In Chinese, a language with gender-neutral pronouns, a special genderless pronoun is used in reference to divinity (roughly equivalent to IT). When translating the Bible into Chinese, using "he" to reference God was out of the question because the Chinese character for "he" contained the character "human". (Chinese characters are picture-words that may consist of other Chinese characters.) To bring God to the level of man was blasphemous.
Jesus said to the Samaritan woman, "God is a Spirit: and they that worship him must worship him in spirit and in truth." (John 4:24)

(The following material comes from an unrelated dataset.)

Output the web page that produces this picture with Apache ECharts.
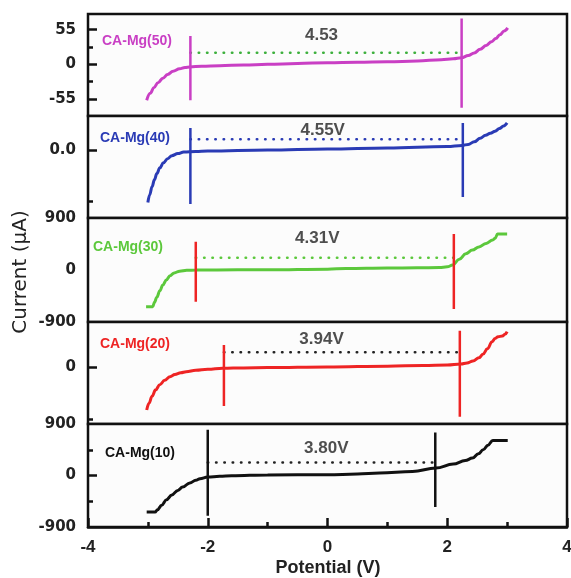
<!DOCTYPE html>
<html>
<head>
<meta charset="utf-8">
<style>
  html, body { margin: 0; padding: 0; background: #ffffff; }
  #chart { width: 571px; height: 578px; }
</style>
<script src="https://cdn.jsdelivr.net/npm/echarts@6/dist/echarts.min.js"></script>
</head>
<body>
<div id="chart"></div>
<script>
// Linear sweep voltammetry of the CA-Mg electrolytes, one stacked panel per sample.

const sampleNames = ['CA-Mg(50)', 'CA-Mg(40)', 'CA-Mg(30)', 'CA-Mg(20)', 'CA-Mg(10)'];

// [potential (V), current] pairs, in each panel's own current scale
const curve50 = [[-3.02, -57], [-2.96, -46], [-2.9, -37], [-2.83, -29], [-2.75, -22], [-2.67, -16],
  [-2.58, -11], [-2.47, -7], [-2.38, -5], [-2.3, -4], [-2.1, -3], [-1.8, -2], [-1.4, -1],
  [-1.0, 0], [-0.5, 1.5], [0, 2.5], [0.5, 3.2], [1.0, 4], [1.5, 5.5], [1.9, 7.5], [2.1, 9],
  [2.24, 10.5], [2.35, 14], [2.45, 18], [2.55, 24], [2.65, 30], [2.74, 36], [2.81, 41],
  [2.88, 47], [2.95, 53], [3.01, 58]];
const curve40 = [[-3.0, -1.03], [-2.97, -0.88], [-2.93, -0.72], [-2.89, -0.58], [-2.85, -0.46],
  [-2.8, -0.35], [-2.74, -0.25], [-2.67, -0.17], [-2.6, -0.11], [-2.5, -0.07], [-2.4, -0.04],
  [-2.2, -0.03], [-2.0, -0.02], [-1.0, 0], [0, 0.02], [1.0, 0.04], [2.0, 0.07], [2.25, 0.09],
  [2.35, 0.11], [2.45, 0.16], [2.55, 0.23], [2.64, 0.29], [2.72, 0.33], [2.8, 0.37],
  [2.87, 0.42], [2.94, 0.47], [3.0, 0.53]];
const curve30 = [[-3.03, -635], [-2.92, -635], [-2.89, -560], [-2.85, -470], [-2.8, -360],
  [-2.75, -260], [-2.69, -170], [-2.63, -100], [-2.56, -50], [-2.47, -20], [-2.35, -6],
  [-2.2, 0], [-1.5, 3], [-1.0, 5], [0, 15], [0.31, 25], [1.0, 33], [1.5, 38], [1.87, 43],
  [2.0, 55], [2.09, 85], [2.2, 185], [2.31, 280], [2.42, 345], [2.53, 400], [2.65, 460],
  [2.76, 519], [2.8, 550], [2.84, 623], [3.0, 623]];
const curve20 = [[-3.02, -739], [-2.98, -620], [-2.93, -500], [-2.87, -390], [-2.8, -300],
  [-2.72, -225], [-2.63, -165], [-2.55, -125], [-2.45, -95], [-2.36, -76], [-2.2, -52],
  [-2.0, -35], [-1.75, -17], [-1.4, -10], [-1.0, -5], [0, 5], [1.0, 20], [1.6, 30], [2.0, 40],
  [2.23, 57], [2.33, 75], [2.43, 110], [2.53, 165], [2.6, 230], [2.67, 320], [2.75, 443],
  [2.8, 500], [2.85, 530], [2.92, 540], [2.97, 575], [3.0, 616]];
const curve10 = [[-3.02, -640], [-2.88, -640], [-2.84, -600], [-2.77, -520], [-2.69, -425],
  [-2.6, -340], [-2.5, -260], [-2.42, -203], [-2.3, -130], [-2.2, -85], [-2.13, -58],
  [-2.0, -28], [-1.8, -12], [-1.6, -5], [-1.0, 10], [0, 12], [0.5, 25], [0.87, 42],
  [1.42, 70], [1.81, 129], [2.1, 200], [2.3, 260], [2.42, 304], [2.52, 380], [2.6, 450],
  [2.68, 530], [2.76, 612], [3.01, 612]];
const curves = [curve50, curve40, curve30, curve20, curve10];

// electrochemical stability window: onset on the cathodic side and its width (V)
const onsetLeft = [-2.29, -2.29, -2.2, -1.73, -2.0];
const windowWidth = [4.53, 4.55, 4.31, 3.94, 3.80];
const windowText = ['4.53', '4.55V', '4.31V', '3.94V', '3.80V'];

// vertical extent of the onset markers [low, high]
const leftMarkerSpan = [[-57, 45], [-1.06, 0.43], [-548, 490], [-670, 386], [-705, 800]];
const rightMarkerSpan = [[-69, 73], [-0.92, 0.53], [-675, 623], [-855, 633], [-550, 750]];
const windowLevel = [18.4, 0.21, 213, 260, 227];
const noteX = [-0.1, -0.08, -0.17, -0.1, -0.02];
const noteY = [46, 0.39, 554, 490, 467];

// current axes
const yRange = [[-82, 80], [-1.333, 0.667], [-900, 900], [-981, 784], [-900, 900]];
const yLabelValues = [[-55, 0, 55], [0], [-900, 0, 900], [0], [-900, 0, 900]];
const yMajorTicks = [[-55, 0, 55], [0], [], [0], [0]];
const yMinorTicks = [[-27.5, 27.5], [-1], [], [-900], [-450, 450]];
// potential axis
const xMajorTicks = [-4, -2, 0, 2, 4];
const xMinorTicks = [-3, -1, 1, 3];

const curveColors = ['#C93FC4', '#2A3BB5', '#5CC83C', '#EE2424', '#111111'];
const markerColors = ['#C93FC4', '#2A3BB5', '#EE2424', '#EE2424', '#111111'];
const dotColors = ['#3DB03D', '#2A3BB5', '#5CC83C', '#222222', '#222222'];

const panelTop = [14, 116, 218, 322, 424];
const panelHeight = [102, 102, 104, 102, 103];
const nameTop = [41, 138, 247, 344, 453];
const nameLeft = [102, 100, 93, 100, 105];

const grids = [], xAxes = [], yAxes = [], series = [], graphics = [];

for (let i = 0; i < 5; i++) {
  grids.push({
    left: 88, right: 4, top: panelTop[i], height: panelHeight[i],
    outerBoundsMode: 'none', containLabel: false,
    show: true, borderColor: '#111', borderWidth: 2.5, backgroundColor: '#fcfcfc'
  });
  yAxes.push({
    type: 'value', gridIndex: i, position: 'left', offset: 0,
    min: yRange[i][0], max: yRange[i][1],
    axisLine: { show: false, onZero: false },
    splitLine: { show: false },
    axisTick: {
      show: yMajorTicks[i].length > 0, inside: true, length: 9,
      customValues: yMajorTicks[i], lineStyle: { color: '#111', width: 2.5 }
    },
    axisLabel: {
      customValues: yLabelValues[i], margin: 12, color: '#222',
      fontFamily: 'DejaVu Sans', fontWeight: 'bold', fontSize: 15,
      formatter: v => (i === 1 ? v.toFixed(1) : String(v))
    }
  });
  yAxes.push({
    type: 'value', gridIndex: i, position: 'left', offset: 0,
    min: yRange[i][0], max: yRange[i][1],
    axisLine: { show: false, onZero: false },
    splitLine: { show: false },
    axisLabel: { show: false },
    axisTick: {
      show: yMinorTicks[i].length > 0, inside: true, length: 5,
      customValues: yMinorTicks[i], lineStyle: { color: '#111', width: 2.5 }
    }
  });
}

// x axes: a major and a minor one per panel; only the bottom panel shows them
for (let i = 0; i < 5; i++) {
  const bottom = i === 4;
  xAxes.push({
    type: 'value', gridIndex: i, min: -4, max: 4, position: 'bottom',
    axisLine: { show: bottom, onZero: false, lineStyle: { color: '#111', width: 2.5 } },
    splitLine: { show: false },
    axisTick: {
      show: bottom, inside: true, length: 9, customValues: xMajorTicks,
      lineStyle: { color: '#111', width: 2.5 }
    },
    axisLabel: {
      show: bottom, customValues: xMajorTicks, margin: 12, color: '#222',
      fontFamily: 'Liberation Sans', fontWeight: 'bold', fontSize: 17
    }
  });
}
for (let i = 0; i < 5; i++) {
  const bottom = i === 4;
  xAxes.push({
    type: 'value', gridIndex: i, min: -4, max: 4, position: 'bottom',
    axisLine: { show: false, onZero: false },
    splitLine: { show: false },
    axisLabel: { show: false },
    axisTick: {
      show: bottom, inside: true, length: 5, customValues: xMinorTicks,
      lineStyle: { color: '#111', width: 2.5 }
    }
  });
}

for (let i = 0; i < 5; i++) {
  const yIdx = 2 * i;
  const right = +(onsetLeft[i] + windowWidth[i]).toFixed(2);

  series.push({
    type: 'line', xAxisIndex: i, yAxisIndex: yIdx, data: curves[i],
    showSymbol: false, smooth: 0.4, smoothMonotone: 'x', silent: true,
    lineStyle: { color: curveColors[i], width: 3 }, z: 3
  });
  series.push({
    type: 'line', xAxisIndex: i, yAxisIndex: yIdx,
    data: [[onsetLeft[i], leftMarkerSpan[i][0]], [onsetLeft[i], leftMarkerSpan[i][1]]],
    showSymbol: false, silent: true,
    lineStyle: { color: markerColors[i], width: 2.5 }, z: 4
  });
  series.push({
    type: 'line', xAxisIndex: i, yAxisIndex: yIdx,
    data: [[right, rightMarkerSpan[i][0]], [right, rightMarkerSpan[i][1]]],
    showSymbol: false, silent: true,
    lineStyle: { color: markerColors[i], width: 2.5 }, z: 4
  });
  series.push({
    type: 'line', xAxisIndex: i, yAxisIndex: yIdx,
    data: [[onsetLeft[i], windowLevel[i]], [right, windowLevel[i]]],
    showSymbol: false, silent: true,
    lineStyle: { color: dotColors[i], width: 2.5, type: [0.5, 7.8], cap: 'round' }, z: 2
  });
  series.push({
    type: 'scatter', xAxisIndex: i, yAxisIndex: yIdx,
    data: [[noteX[i], noteY[i]]], symbolSize: 0, silent: true,
    label: {
      show: true, position: 'inside', formatter: windowText[i], color: '#222',
      fontFamily: 'Liberation Sans', fontWeight: 'bold', fontSize: 17
    }
  });

  graphics.push({
    type: 'text', x: nameLeft[i], y: nameTop[i], silent: true,
    style: {
      text: sampleNames[i], fill: curveColors[i],
      font: 'bold 14px "Liberation Sans"', textAlign: 'left', textVerticalAlign: 'middle'
    }
  });
}

// axis titles
graphics.push({
  type: 'text', x: 21, y: 272, rotation: Math.PI / 2, silent: true,
  style: {
    text: 'Current (μA)', fill: '#222',
    font: '20px "DejaVu Sans"', textAlign: 'center', textVerticalAlign: 'middle'
  }
});
graphics.push({
  type: 'text', x: 328, y: 568, silent: true,
  style: {
    text: 'Potential (V)', fill: '#222',
    font: 'bold 18px "Liberation Sans"', textAlign: 'center', textVerticalAlign: 'middle'
  }
});

const chart = echarts.init(document.getElementById('chart'), null, { renderer: 'canvas' });
chart.setOption({
  animation: false,
  backgroundColor: '#ffffff',
  grid: grids,
  xAxis: xAxes,
  yAxis: yAxes,
  series: series,
  graphic: graphics
});
</script>
</body>
</html>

Too often, humans have projected their own image of oppressive manhood onto God. People in power (usually men) assume that God must think, act and feel the way they do, and less powerful minorities often respond by rejecting God when what they really have issue with is not God but the majority-sanctioned ideas of God. Insisting that God's personality and preferences mirrors that of humans (or at least the men of more privileged classes), is at best, making the mistake that Luther believed Erasmus was making at the time he told Erasmus, "Your God is too human", or worse, committing idolatry by casting God in man's image.
Jesus' reply to the Sadducees on the question of whose wife a woman would be at the resurrection, if she had seven husbands in her lifetime:
Do ye not therefore err, because ye know not the Scriptures, neither the power of God? For when they shall rise from the dead, they neither marry, nor are given in marriage; but are as the angels which are in heaven.
Galatians 3:28 states: "...there is neither male nor female: for ye are all one in Christ Jesus."
All Bible quotations are from the KJV unless otherwise noted.